Question

How do you integrate $\int {e^x}{e^x}$ using substitution?

Answer 1

Hint : In order to this question, to integrate the given expression by substitution by following the formula ${a^b}({a^c}) = {a^{b + c}}$ and then we will do further substitution for the given expression.

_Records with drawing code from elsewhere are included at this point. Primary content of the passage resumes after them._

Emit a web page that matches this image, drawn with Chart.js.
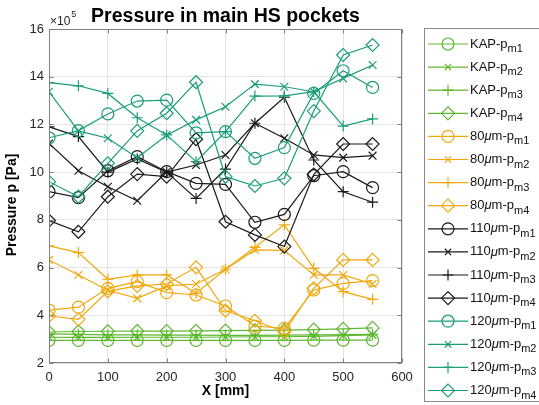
<!DOCTYPE html>
<html>
<head>
<meta charset="utf-8">
<title>Pressure in main HS pockets</title>
<script src="https://cdn.jsdelivr.net/npm/chart.js@4.4.1/dist/chart.umd.min.js"></script>
<style>
  html, body { margin: 0; padding: 0; background: #fff; }
  #wrap { width: 539px; height: 405px; }
</style>
</head>
<body>
<div id="wrap"><canvas id="pressureChart" width="539" height="405"></canvas></div>
<script>
// Positions along the pocket, X [mm].
var xPositions = [0, 50, 100, 150, 200, 250, 300, 350, 400, 450, 500, 550];

// Pressure, in units of 10^5 Pa.
var kapPm1 = [2.95, 2.95, 2.95, 2.95, 2.95, 2.95, 2.95, 2.95, 2.95, 2.96, 2.96, 2.96];
var kapPm2 = [3.08, 3.07, 3.07, 3.08, 3.08, 3.08, 3.09, 3.1, 3.1, 3.12, 3.15, 3.18];
var kapPm3 = [3.22, 3.2, 3.18, 3.18, 3.17, 3.17, 3.16, 3.16, 3.17, 3.18, 3.19, 3.2];
var kapPm4 = [3.3, 3.32, 3.33, 3.34, 3.34, 3.35, 3.36, 3.37, 3.38, 3.4, 3.43, 3.47];

var p80Pm1 = [4.22, 4.34, 5.13, 5.41, 4.95, 4.85, 4.39, 3.55, 3.45, 5.06, 5.34, 5.45];
var p80Pm2 = [6.32, 5.69, 5.05, 4.71, 5.23, 5.31, 5.93, 6.74, 6.72, 5.69, 5.69, 5.31];
var p80Pm3 = [6.91, 6.63, 5.51, 5.69, 5.69, 4.92, 5.93, 6.85, 7.79, 5.97, 4.99, 4.67];
var p80Pm4 = [3.97, 3.83, 5.0, 5.23, 5.31, 6.01, 4.2, 3.77, 3.31, 5.13, 6.32, 6.32];

var p110Pm1 = [9.18, 8.93, 10.06, 10.65, 10.02, 9.53, 9.49, 7.9, 8.23, 9.85, 10.02, 9.35];
var p110Pm2 = [11.2, 10.06, 9.39, 8.8, 10.0, 10.3, 10.72, 12.05, 11.42, 10.72, 10.61, 10.69];
var p110Pm3 = [11.9, 11.49, 10.0, 10.55, 10.0, 8.9, 10.13, 12.05, 13.14, 10.51, 9.18, 8.74];
var p110Pm4 = [7.97, 7.5, 8.97, 9.92, 9.81, 11.38, 7.92, 7.37, 6.88, 9.9, 11.18, 11.18];

var p120Pm1 = [11.44, 11.74, 12.44, 12.98, 13.02, 11.65, 11.7, 10.58, 11.03, 13.3, 14.25, 13.55];
var p120Pm2 = [13.37, 11.73, 11.42, 10.6, 11.55, 12.19, 12.74, 13.69, 13.58, 13.37, 13.93, 14.49];
var p120Pm3 = [13.75, 13.62, 13.3, 12.28, 11.56, 10.44, 11.7, 13.19, 13.2, 13.37, 11.93, 12.23];
var p120Pm4 = [9.6, 8.97, 10.37, 11.73, 12.47, 13.77, 9.81, 9.42, 9.74, 12.56, 14.91, 15.33];

var yTicks = [2, 4, 6, 8, 10, 12, 14, 16];
var xTicks = [0, 100, 200, 300, 400, 500, 600];

var groupNames = ["KAP", "80", "110", "120"];
var pocketNames = ["m1", "m2", "m3", "m4"];
var groupColors = ["#5fb830", "#f0a80e", "#1a1a1a", "#1b9e77"];
var seriesValues = [
    [kapPm1, kapPm2, kapPm3, kapPm4],
    [p80Pm1, p80Pm2, p80Pm3, p80Pm4],
    [p110Pm1, p110Pm2, p110Pm3, p110Pm4],
    [p120Pm1, p120Pm2, p120Pm3, p120Pm4]
];

var markerStyles = ["circle", "crossRot", "cross", "rectRot"];
var markerSizes = [6, 5.5, 5.5, 6.5];
var fontFamily = "'Liberation Sans', Arial, Helvetica, sans-serif";
var textColor = "#262626";

// Build one dataset per group and pocket.
var datasets = [];
for (var g = 0; g < seriesValues.length; ++g)
    for (var p = 0; p < 4; ++p) {
        var points = [];
        for (var i = 0; i < xPositions.length; ++i)
            points.push({ x: xPositions[i], y: seriesValues[g][p][i] });
        datasets.push({
            label: groupNames[g] + "-p" + pocketNames[p],
            data: points,
            borderColor: groupColors[g],
            backgroundColor: "rgba(0,0,0,0)",
            borderWidth: 1.2,
            pointStyle: markerStyles[p],
            pointRadius: markerSizes[p],
            pointBorderWidth: 1.2,
            pointBorderColor: groupColors[g],
            pointBackgroundColor: "rgba(0,0,0,0)",
            tension: 0,
            order: 20 - datasets.length
        });
    }

// Draws a legend label with italic mu and a subscript.
function drawLegendLabel(ctx, g, p, x, y) {
    var parts;
    if (g === 0)
        parts = [["KAP-p", "normal"]];
    else
        parts = [[groupNames[g], "normal"], ["\u03bc", "italic"], ["m-p", "normal"]];
    for (var k = 0; k < parts.length; ++k) {
        ctx.font = (parts[k][1] === "italic" ? "italic " : "") + "13px " + fontFamily;
        ctx.fillText(parts[k][0], x, y);
        x += ctx.measureText(parts[k][0]).width;
    }
    ctx.font = "11px " + fontFamily;
    ctx.fillText(pocketNames[p], x, y + 5);
}

var decorations = {
    id: "decorations",
    afterDraw: function(chart) {
        var ctx = chart.ctx;
        var area = chart.chartArea;
        var xs = chart.scales.x;
        var ys = chart.scales.y;
        ctx.save();

        // Axes box and inward tick marks.
        ctx.strokeStyle = "#7f7f7f";
        ctx.lineWidth = 1;
        var l = Math.round(area.left) + 0.5, r = Math.round(area.right) - 0.5;
        var t = Math.round(area.top) + 0.5, b = Math.round(area.bottom) - 0.5;
        ctx.strokeRect(l, t, r - l, b - t);
        ctx.beginPath();
        for (var i = 0; i < yTicks.length; ++i) {
            var py = Math.round(ys.getPixelForValue(yTicks[i])) + 0.5;
            ctx.moveTo(l, py); ctx.lineTo(l + 4, py);
            ctx.moveTo(r, py); ctx.lineTo(r - 4, py);
        }
        for (var i = 0; i < xTicks.length; ++i) {
            var px = Math.round(xs.getPixelForValue(xTicks[i])) + 0.5;
            ctx.moveTo(px, b); ctx.lineTo(px, b - 4);
            ctx.moveTo(px, t); ctx.lineTo(px, t + 4);
        }
        ctx.stroke();

        // Title, exponent and axis labels.
        ctx.fillStyle = "#000";
        ctx.textBaseline = "middle";
        ctx.textAlign = "center";
        ctx.font = "bold 19.5px " + fontFamily;
        ctx.fillText("Pressure in main HS pockets", (area.left + area.right) / 2, 17);

        ctx.fillStyle = textColor;
        ctx.textAlign = "left";
        ctx.font = "12px " + fontFamily;
        ctx.fillText("\u00d710", 50, 22);
        var ew = ctx.measureText("\u00d710").width;
        ctx.font = "9px " + fontFamily;
        ctx.fillText("5", 50 + ew + 1, 15);

        ctx.fillStyle = "#000";
        ctx.textAlign = "center";
        ctx.font = "bold 14px " + fontFamily;
        ctx.fillText("X [mm]", (area.left + area.right) / 2, 391);
        ctx.save();
        ctx.translate(12, 205);
        ctx.rotate(-Math.PI / 2);
        ctx.fillText("Pressure p [Pa]", 0, 0);
        ctx.restore();

        // Legend box with markers.
        ctx.fillStyle = "#fff";
        ctx.fillRect(424.5, 28.5, 130, 373);
        ctx.strokeStyle = "#8a8a8a";
        ctx.strokeRect(424.5, 28.5, 130, 373);
        ctx.textAlign = "left";
        for (var g = 0; g < 4; ++g)
            for (var p = 0; p < 4; ++p) {
                var row = g * 4 + p;
                var ry = 44 + row * 23.1;
                ctx.strokeStyle = groupColors[g];
                ctx.lineWidth = 1.2;
                ctx.beginPath();
                ctx.moveTo(428, ry); ctx.lineTo(468, ry);
                ctx.stroke();
                ctx.fillStyle = "rgba(0,0,0,0)";
                Chart.helpers.drawPoint(ctx, {
                    pointStyle: markerStyles[p],
                    radius: p === 1 ? 4.5 : markerSizes[p],
                    rotation: 0,
                    borderWidth: 1.2
                }, 448, ry);
                ctx.fillStyle = "#111";
                drawLegendLabel(ctx, g, p, 470, ry);
            }
        ctx.restore();
    }
};

var context = document.getElementById("pressureChart").getContext("2d");
var pressureChart = new Chart(context, {
    type: "line",
    data: { datasets: datasets },
    options: {
        responsive: false,
        animation: false,
        devicePixelRatio: 1,
        layout: { padding: { left: 0, right: 137, top: 29, bottom: 0 } },
        plugins: {
            legend: { display: false },
            tooltip: { enabled: false },
            title: { display: false }
        },
        scales: {
            x: {
                type: "linear",
                min: 0,
                max: 600,
                afterFit: function(scale) { scale.height = 42; },
                afterBuildTicks: function(scale) {
                    scale.ticks = xTicks.map(function(v) { return { value: v }; });
                },
                ticks: {
                    padding: 7,
                    color: textColor,
                    font: { family: fontFamily, size: 13 },
                    maxRotation: 0
                },
                grid: { color: "#e3e3e3", drawTicks: false },
                border: { display: false }
            },
            y: {
                type: "linear",
                min: 2,
                max: 16,
                afterFit: function(scale) { scale.width = 49; },
                afterBuildTicks: function(scale) {
                    scale.ticks = yTicks.map(function(v) { return { value: v }; });
                },
                ticks: {
                    padding: 5,
                    color: textColor,
                    font: { family: fontFamily, size: 13 }
                },
                grid: { color: "#e3e3e3", drawTicks: false },
                border: { display: false }
            }
        }
    },
    plugins: [decorations]
});
</script>
</body>
</html>
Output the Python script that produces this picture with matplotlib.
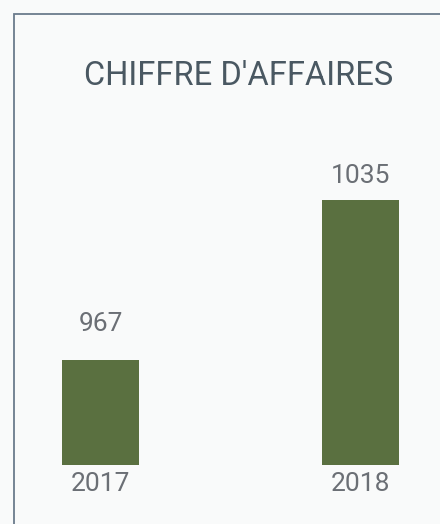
import numpy as np
import matplotlib
matplotlib.use("Agg")
import matplotlib.pyplot as plt
from matplotlib.patches import Rectangle

years = ["2017", "2018"]
revenue = [967, 1035]
label_offsets = [17, 9]  # points above each bar

bar_color = "#5a7040"
text_color = "#6b6f75"
title_color = "#4a5862"
frame_color = "#6b7b8c"

plt.rcParams["font.family"] = ["Roboto", "DejaVu Sans"]

fig = plt.figure(figsize=(4.4, 5.24), dpi=100)
fig.patch.set_facecolor("#f9fafa")

# frame on left/top of the card
fig.patches.append(Rectangle((14 / 440, -0.2), 1.2, 1.2 - 14 / 524,
                             transform=fig.transFigure, fill=False,
                             edgecolor=frame_color, linewidth=1.3))

ax = fig.add_axes([0, (524 - 465) / 524, 1, 365 / 524])
ax.set_facecolor("none")
x = np.arange(len(years))
bars = ax.bar(x, revenue, width=0.296, color=bar_color)
ax.set_xlim(-100.5 / 260, (440 - 100.5) / 260)
ax.set_ylim(922.4, 922.4 + 365 / 2.353)

for b, v, off in zip(bars, revenue, label_offsets):
    ax.annotate(str(v), xy=(b.get_x() + b.get_width() / 2, v),
                xytext=(0, off), textcoords="offset points",
                ha="center", va="bottom", fontsize=19, color=text_color)

ax.set_xticks(x)
ax.set_xticklabels(years, fontsize=19, color=text_color)
ax.tick_params(axis="x", length=0, pad=5)
ax.set_yticks([])
for s in ax.spines.values():
    s.set_visible(False)

fig.text(238.5 / 440, 1 - 76 / 524, "CHIFFRE D'AFFAIRES", ha="center", va="center",
         fontsize=23.5, color=title_color)

fig.savefig("out.png", dpi=100, facecolor=fig.get_facecolor())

Complete step by step solution:
We will integrate the given expression by using the rule ${a^b}({a^c}) = {a^{b + c}}$ to rewrite the integral as-
$\because \int {e^x}{e^x}dx = \int {e^{2x}}dx$
Now substitute $u = 2x$
so, we do differentiation of the upper assumed equation:
$\begin{gathered} \Rightarrow \dfrac{{du}}{{dx}} = 2 \\\ \Rightarrow du = 2.dx \\\ \end{gathered}$
Since, $\int {e^u}du = {e^u}$ :
$\dfrac{1}{2}\int {e^u}du = \dfrac{1}{2}{e^u} = \dfrac{{{e^u}}}{2} = \dfrac{{{e^{2x}}}}{2} + C$
So, the correct answer is “ $\dfrac{{{e^{2x}}}}{2} + C$ ”.

Note : In calculus, integration by substitution, also known as u-substitution or change of variables, is a method for evaluating integrals and antiderivatives. It is the counterpart to the chain rule for differentiation, and can loosely be thought of as using the chain rule "backwards".